# START OF PROVIDED ENTRIES

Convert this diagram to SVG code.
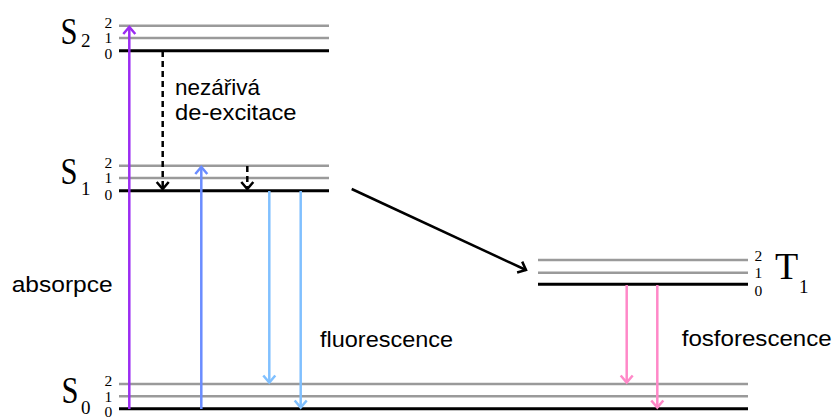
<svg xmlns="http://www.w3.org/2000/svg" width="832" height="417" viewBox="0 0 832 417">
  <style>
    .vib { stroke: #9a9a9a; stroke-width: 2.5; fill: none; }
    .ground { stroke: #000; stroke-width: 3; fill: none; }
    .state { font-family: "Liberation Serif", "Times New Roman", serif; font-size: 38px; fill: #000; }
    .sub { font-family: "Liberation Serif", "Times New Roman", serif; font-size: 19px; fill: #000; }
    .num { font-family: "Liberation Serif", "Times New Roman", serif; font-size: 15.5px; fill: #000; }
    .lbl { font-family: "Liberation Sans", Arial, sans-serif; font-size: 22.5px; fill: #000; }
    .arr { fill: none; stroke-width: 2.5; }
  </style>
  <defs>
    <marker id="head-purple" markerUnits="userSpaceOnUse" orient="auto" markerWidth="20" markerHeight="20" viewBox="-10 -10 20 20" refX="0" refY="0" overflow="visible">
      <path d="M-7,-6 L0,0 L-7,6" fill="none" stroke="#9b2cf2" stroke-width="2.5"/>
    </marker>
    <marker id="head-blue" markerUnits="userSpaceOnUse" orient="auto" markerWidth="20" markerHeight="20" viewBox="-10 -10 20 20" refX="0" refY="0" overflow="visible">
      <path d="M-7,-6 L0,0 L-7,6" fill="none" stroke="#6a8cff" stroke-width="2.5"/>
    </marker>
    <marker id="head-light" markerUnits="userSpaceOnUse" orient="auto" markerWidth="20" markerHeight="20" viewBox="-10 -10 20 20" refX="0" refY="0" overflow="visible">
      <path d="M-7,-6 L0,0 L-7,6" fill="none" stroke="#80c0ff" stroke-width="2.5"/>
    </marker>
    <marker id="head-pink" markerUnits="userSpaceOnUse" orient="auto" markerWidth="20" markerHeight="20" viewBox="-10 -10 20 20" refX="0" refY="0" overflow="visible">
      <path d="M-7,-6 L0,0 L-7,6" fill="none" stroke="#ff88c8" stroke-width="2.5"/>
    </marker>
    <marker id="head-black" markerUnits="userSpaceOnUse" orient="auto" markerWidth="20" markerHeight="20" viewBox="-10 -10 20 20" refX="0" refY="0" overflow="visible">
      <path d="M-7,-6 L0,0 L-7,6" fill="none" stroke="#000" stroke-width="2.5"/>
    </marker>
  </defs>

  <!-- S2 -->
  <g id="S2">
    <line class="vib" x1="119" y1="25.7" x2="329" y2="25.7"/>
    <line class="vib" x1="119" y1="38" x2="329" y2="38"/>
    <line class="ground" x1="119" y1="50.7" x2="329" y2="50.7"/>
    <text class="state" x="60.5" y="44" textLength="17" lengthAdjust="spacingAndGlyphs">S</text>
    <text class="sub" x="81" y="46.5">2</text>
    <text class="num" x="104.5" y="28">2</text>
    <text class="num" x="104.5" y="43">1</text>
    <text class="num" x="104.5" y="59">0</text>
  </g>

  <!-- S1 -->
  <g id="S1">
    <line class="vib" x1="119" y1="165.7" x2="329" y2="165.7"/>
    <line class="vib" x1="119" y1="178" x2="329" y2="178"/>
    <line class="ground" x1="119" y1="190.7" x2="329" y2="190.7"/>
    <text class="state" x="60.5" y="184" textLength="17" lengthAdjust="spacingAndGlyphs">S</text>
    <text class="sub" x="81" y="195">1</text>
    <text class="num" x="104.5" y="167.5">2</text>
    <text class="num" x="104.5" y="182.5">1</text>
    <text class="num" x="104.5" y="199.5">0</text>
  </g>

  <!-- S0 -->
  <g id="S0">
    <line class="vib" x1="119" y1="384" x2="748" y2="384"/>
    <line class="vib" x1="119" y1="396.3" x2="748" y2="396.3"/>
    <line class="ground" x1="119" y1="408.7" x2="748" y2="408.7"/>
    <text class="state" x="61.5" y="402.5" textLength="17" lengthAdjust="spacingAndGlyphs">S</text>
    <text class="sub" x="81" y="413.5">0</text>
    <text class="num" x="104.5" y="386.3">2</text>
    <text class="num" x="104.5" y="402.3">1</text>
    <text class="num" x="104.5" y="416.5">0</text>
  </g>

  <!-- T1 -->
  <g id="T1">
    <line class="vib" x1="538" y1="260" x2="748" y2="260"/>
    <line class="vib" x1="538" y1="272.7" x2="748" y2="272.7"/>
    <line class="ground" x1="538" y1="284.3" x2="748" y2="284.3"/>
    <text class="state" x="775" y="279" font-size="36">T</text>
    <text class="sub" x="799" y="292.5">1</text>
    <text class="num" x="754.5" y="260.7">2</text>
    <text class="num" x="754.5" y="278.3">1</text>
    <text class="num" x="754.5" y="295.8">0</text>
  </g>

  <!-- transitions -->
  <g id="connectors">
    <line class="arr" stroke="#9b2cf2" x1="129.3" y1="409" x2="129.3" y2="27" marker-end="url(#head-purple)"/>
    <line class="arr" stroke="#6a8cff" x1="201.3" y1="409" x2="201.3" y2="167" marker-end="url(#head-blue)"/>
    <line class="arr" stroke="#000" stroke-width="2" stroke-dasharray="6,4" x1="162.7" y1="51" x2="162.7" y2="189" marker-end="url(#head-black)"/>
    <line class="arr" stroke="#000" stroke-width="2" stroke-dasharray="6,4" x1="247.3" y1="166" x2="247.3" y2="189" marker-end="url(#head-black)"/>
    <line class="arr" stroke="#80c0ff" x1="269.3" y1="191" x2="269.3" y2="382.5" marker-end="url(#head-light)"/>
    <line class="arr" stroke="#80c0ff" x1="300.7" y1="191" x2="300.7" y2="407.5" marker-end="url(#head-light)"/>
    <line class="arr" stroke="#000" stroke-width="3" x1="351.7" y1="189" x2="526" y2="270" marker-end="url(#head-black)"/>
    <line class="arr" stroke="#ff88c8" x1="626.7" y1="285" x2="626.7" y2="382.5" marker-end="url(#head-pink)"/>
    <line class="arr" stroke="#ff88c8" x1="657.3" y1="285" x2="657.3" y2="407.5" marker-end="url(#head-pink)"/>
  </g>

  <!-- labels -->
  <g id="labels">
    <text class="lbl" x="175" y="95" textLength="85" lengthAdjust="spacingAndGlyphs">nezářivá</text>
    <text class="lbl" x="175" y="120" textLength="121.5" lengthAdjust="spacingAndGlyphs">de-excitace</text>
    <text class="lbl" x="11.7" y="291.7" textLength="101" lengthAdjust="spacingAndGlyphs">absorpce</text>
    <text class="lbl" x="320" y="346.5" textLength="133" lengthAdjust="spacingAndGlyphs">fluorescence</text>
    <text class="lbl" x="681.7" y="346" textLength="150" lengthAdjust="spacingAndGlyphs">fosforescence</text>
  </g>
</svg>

# END OF PROVIDED ENTRIES
# START OF PROVIDED ENTRIES

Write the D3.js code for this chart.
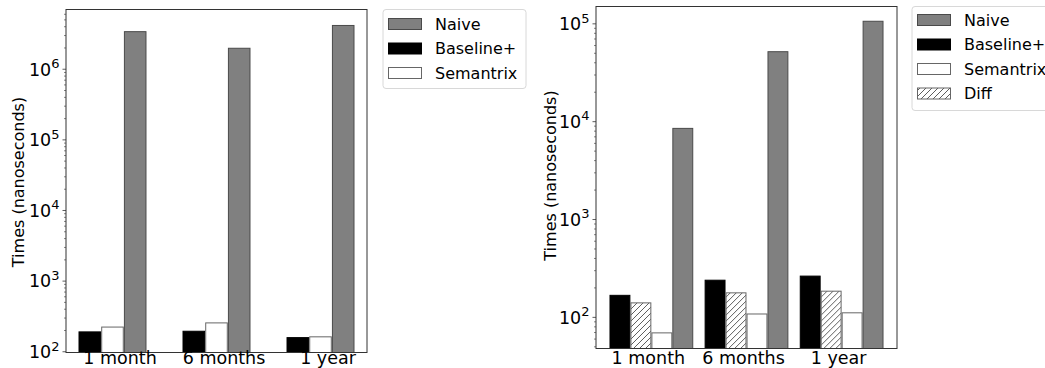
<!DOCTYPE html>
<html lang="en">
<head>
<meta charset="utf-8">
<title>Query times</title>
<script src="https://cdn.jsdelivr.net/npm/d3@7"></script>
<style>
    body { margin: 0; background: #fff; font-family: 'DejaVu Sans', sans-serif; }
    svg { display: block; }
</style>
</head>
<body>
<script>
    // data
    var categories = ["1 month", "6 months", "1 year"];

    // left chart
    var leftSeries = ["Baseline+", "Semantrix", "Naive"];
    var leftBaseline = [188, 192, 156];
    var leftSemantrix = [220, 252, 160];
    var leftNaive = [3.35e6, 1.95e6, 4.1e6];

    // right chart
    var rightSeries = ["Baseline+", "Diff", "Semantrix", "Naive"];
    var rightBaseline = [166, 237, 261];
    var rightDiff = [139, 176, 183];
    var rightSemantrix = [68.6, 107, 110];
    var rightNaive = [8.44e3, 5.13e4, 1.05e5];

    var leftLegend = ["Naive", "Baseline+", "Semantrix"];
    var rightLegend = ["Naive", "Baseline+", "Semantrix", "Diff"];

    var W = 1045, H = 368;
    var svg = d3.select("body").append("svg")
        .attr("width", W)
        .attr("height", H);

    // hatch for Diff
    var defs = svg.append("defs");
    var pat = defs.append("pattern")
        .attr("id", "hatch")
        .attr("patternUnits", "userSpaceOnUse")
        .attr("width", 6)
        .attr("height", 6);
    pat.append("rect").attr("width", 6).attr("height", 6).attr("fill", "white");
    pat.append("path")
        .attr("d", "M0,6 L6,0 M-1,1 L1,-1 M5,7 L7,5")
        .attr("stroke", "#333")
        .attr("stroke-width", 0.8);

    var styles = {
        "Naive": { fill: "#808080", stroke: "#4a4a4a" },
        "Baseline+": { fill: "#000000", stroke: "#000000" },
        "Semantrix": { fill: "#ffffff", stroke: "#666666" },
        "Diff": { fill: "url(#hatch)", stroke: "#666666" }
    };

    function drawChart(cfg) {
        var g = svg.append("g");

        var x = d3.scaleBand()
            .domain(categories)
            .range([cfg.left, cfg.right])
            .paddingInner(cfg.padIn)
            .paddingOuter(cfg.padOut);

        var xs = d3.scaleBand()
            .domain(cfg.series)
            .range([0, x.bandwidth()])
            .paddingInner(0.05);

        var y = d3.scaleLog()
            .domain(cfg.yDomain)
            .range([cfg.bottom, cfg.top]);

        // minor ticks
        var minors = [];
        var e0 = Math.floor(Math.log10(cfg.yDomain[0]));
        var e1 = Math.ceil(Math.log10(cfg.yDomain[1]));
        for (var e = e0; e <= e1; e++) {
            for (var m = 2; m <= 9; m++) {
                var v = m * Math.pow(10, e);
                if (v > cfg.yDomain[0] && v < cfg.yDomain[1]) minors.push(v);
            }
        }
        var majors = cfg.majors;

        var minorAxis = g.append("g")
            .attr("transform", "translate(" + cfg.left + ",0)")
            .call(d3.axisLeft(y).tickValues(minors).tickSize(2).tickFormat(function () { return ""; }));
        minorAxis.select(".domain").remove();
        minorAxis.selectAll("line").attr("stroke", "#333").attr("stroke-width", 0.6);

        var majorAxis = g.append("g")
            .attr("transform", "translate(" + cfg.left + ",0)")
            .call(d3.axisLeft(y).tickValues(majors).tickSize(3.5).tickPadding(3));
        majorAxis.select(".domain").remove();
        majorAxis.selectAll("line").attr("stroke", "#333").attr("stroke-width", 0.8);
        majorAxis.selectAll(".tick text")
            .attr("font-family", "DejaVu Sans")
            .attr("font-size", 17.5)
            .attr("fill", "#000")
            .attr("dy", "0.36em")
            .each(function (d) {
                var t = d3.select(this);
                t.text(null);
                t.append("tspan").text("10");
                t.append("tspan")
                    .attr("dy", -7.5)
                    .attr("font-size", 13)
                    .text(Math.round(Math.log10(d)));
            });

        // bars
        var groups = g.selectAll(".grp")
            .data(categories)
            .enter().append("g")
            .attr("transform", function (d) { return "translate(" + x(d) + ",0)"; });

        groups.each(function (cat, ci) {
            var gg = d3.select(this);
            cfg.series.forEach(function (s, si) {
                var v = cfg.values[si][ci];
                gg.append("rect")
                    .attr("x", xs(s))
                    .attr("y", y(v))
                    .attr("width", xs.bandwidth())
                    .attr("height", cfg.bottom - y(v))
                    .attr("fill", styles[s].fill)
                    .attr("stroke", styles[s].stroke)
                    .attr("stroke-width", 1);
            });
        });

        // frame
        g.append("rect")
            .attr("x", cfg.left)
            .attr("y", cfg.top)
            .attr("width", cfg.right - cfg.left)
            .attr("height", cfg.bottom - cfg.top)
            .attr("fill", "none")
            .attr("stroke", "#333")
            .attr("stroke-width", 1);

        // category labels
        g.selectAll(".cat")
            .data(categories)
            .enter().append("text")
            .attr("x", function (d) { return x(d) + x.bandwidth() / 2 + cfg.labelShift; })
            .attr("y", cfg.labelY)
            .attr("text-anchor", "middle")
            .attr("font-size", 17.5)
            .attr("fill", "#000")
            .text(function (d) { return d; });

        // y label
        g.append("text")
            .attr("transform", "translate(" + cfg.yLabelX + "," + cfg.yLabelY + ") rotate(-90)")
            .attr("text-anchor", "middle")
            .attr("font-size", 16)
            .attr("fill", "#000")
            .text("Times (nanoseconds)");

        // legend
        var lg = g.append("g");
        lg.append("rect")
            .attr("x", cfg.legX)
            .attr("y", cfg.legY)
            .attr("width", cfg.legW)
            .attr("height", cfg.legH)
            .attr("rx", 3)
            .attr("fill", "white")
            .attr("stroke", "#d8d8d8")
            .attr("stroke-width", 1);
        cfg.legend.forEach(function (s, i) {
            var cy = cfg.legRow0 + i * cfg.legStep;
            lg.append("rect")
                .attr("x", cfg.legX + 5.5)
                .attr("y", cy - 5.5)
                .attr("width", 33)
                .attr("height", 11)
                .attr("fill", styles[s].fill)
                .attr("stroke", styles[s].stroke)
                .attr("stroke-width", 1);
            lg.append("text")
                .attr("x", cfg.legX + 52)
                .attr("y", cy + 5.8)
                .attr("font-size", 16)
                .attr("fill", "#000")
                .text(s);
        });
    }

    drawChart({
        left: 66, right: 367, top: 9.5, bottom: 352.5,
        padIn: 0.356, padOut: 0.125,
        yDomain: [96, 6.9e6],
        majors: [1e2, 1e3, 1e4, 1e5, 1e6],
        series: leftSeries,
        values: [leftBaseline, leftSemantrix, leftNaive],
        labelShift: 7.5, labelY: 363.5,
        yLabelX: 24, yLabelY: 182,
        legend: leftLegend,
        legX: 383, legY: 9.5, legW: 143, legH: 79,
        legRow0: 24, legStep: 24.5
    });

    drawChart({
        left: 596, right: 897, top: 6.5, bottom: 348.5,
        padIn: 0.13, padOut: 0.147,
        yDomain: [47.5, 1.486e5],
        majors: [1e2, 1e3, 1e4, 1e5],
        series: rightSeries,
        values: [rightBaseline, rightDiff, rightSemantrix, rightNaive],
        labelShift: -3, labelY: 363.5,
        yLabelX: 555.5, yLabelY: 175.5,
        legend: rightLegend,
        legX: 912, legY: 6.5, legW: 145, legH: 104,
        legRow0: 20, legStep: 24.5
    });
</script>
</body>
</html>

# END OF PROVIDED ENTRIES
# START OF PROVIDED ENTRIES

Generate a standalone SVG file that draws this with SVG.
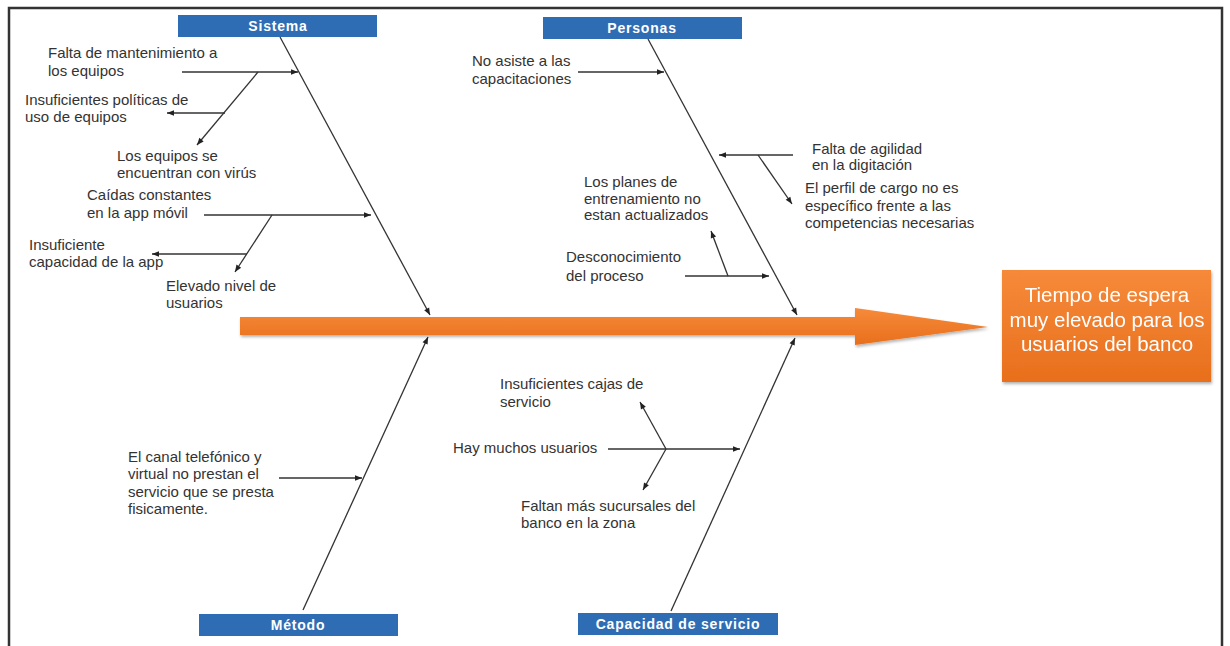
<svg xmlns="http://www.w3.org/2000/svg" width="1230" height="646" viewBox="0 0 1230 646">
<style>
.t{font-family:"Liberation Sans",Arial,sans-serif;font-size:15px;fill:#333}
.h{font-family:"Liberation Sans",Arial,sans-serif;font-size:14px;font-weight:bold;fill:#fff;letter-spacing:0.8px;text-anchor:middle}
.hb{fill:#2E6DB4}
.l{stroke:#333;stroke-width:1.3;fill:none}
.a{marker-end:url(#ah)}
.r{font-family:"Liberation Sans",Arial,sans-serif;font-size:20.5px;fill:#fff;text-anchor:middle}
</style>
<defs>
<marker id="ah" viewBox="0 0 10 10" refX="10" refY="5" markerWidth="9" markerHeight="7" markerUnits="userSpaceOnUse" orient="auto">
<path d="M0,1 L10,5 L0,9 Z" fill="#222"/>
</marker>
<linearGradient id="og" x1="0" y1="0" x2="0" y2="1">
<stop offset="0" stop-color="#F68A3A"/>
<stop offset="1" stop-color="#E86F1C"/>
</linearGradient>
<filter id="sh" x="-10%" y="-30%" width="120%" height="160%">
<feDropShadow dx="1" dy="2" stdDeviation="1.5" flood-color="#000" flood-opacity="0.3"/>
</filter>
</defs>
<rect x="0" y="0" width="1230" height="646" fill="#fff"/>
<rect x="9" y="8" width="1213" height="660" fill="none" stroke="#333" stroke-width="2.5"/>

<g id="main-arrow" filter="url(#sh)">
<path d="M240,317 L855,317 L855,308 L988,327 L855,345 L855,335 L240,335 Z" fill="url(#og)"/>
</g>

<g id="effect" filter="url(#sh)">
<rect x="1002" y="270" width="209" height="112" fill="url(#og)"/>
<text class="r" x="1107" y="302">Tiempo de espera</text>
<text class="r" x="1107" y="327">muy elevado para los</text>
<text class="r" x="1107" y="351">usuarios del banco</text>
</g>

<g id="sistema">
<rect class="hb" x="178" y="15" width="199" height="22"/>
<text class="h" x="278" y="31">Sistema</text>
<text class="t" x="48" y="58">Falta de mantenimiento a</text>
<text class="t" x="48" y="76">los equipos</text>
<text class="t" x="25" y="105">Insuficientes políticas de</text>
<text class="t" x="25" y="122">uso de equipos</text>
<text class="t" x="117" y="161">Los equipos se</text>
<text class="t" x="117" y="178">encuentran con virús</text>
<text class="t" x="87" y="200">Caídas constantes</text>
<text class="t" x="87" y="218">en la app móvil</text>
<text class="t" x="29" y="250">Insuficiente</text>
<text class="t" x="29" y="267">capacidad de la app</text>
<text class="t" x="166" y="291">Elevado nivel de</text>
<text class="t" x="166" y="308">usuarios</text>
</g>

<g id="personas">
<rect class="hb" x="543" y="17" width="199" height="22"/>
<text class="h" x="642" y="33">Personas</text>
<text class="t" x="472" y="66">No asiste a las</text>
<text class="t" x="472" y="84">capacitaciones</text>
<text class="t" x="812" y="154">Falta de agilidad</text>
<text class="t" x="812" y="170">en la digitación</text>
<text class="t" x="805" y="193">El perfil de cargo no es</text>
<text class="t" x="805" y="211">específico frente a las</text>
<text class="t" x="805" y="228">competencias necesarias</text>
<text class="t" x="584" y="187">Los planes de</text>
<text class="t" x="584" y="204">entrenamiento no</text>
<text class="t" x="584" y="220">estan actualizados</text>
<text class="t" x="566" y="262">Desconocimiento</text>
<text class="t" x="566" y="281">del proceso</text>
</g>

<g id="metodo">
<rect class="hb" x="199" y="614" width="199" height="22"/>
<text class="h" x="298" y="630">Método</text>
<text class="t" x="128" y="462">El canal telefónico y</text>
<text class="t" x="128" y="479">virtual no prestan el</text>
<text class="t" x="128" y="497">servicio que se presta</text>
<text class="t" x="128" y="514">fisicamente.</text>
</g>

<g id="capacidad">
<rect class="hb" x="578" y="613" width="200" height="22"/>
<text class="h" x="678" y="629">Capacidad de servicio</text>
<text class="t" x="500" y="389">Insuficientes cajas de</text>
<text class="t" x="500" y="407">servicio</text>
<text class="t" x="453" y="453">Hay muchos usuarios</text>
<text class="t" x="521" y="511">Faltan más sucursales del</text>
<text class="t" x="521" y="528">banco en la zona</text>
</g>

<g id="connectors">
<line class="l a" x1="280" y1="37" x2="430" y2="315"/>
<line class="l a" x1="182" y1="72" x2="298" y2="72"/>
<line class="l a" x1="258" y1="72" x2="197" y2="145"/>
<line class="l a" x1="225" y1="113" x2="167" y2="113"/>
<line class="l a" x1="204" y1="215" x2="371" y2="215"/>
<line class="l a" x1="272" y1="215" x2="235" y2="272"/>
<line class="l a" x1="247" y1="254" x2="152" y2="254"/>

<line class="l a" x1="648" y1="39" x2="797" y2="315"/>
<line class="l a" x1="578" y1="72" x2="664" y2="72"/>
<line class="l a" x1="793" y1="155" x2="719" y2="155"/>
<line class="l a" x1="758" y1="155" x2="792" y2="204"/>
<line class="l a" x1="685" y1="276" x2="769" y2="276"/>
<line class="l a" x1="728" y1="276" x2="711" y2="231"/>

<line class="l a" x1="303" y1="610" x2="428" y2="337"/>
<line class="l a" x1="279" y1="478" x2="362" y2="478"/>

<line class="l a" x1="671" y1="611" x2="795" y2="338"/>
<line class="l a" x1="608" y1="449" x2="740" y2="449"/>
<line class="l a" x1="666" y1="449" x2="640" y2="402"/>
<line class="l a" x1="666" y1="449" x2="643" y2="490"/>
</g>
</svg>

# END OF PROVIDED ENTRIES

THE REQUEST – In the listing above, find the line containing "Write the D3.js code for this chart." and the line containing "var leftNaive = [3.35e6, 1.95e6, 4.1e6];". Reproduce those lines and all between them exactly, with no pictures and nothing more.

SOLUTION –
Write the D3.js code for this chart.
<!DOCTYPE html>
<html lang="en">
<head>
<meta charset="utf-8">
<title>Query times</title>
<script src="https://cdn.jsdelivr.net/npm/d3@7"></script>
<style>
    body { margin: 0; background: #fff; font-family: 'DejaVu Sans', sans-serif; }
    svg { display: block; }
</style>
</head>
<body>
<script>
    // data
    var categories = ["1 month", "6 months", "1 year"];

    // left chart
    var leftSeries = ["Baseline+", "Semantrix", "Naive"];
    var leftBaseline = [188, 192, 156];
    var leftSemantrix = [220, 252, 160];
    var leftNaive = [3.35e6, 1.95e6, 4.1e6];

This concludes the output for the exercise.